What does Loria think of all this negative feedback?
That's a trick question. In his letter, he cautioned against listening to "naysayers." But when he was asked on Monday about what he thought of all the negative feedback, he said:
I haven’t seen anything. I got a few silly phone calls. That was in November. It stopped. I’m hoping maybe we can just call a halt to it all and try and get behind the home team this next year.
Here we go again. It was "Don't listen to the naysayers" one day, and "What naysayers?" the next. He went from taking a stand against his critics to ignoring them in the blink of an eye.
It's too bad Jeff Passan wasn't there to ask Loria about what he had to say about Marlins Park in his letter to the fans. Then he would have had to answer for all the things that Passan picked up on as being grossly misleading about the stadium's financial situation. As much as Loria wants fans to believe that there's nothing sinister about Marlins Park, there's a lot about it that's sinister.

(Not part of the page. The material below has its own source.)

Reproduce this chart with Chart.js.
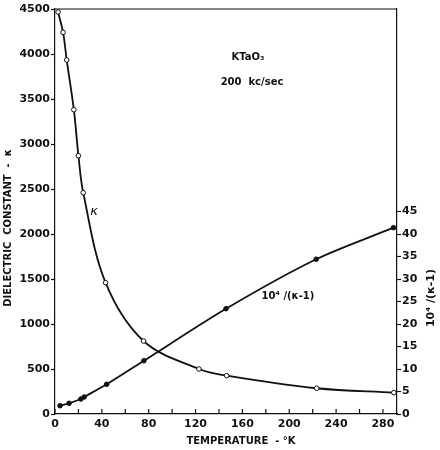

Par for the course. There's the truth, which is that the Marlins are a downtrodden team that plays in a boondoggle of a ballpark and is run by an owner with suspect motivations. Then there's Loria's version of the truth, which is that the Marlins are a team on the right track that plays in a beautiful ballpark and—and this is the really important part—is run by a man who absolutely deserves to be trusted.
It's up to you, Marlins fans, what you want to believe about Loria and the organization under his control. You're more than welcome to follow his lead, in which case you'll be optimistic about the team's future.
But one thing's become clear enough after all he's said in the last couple days, and that's that following his lead requires a pretty big leap of faith.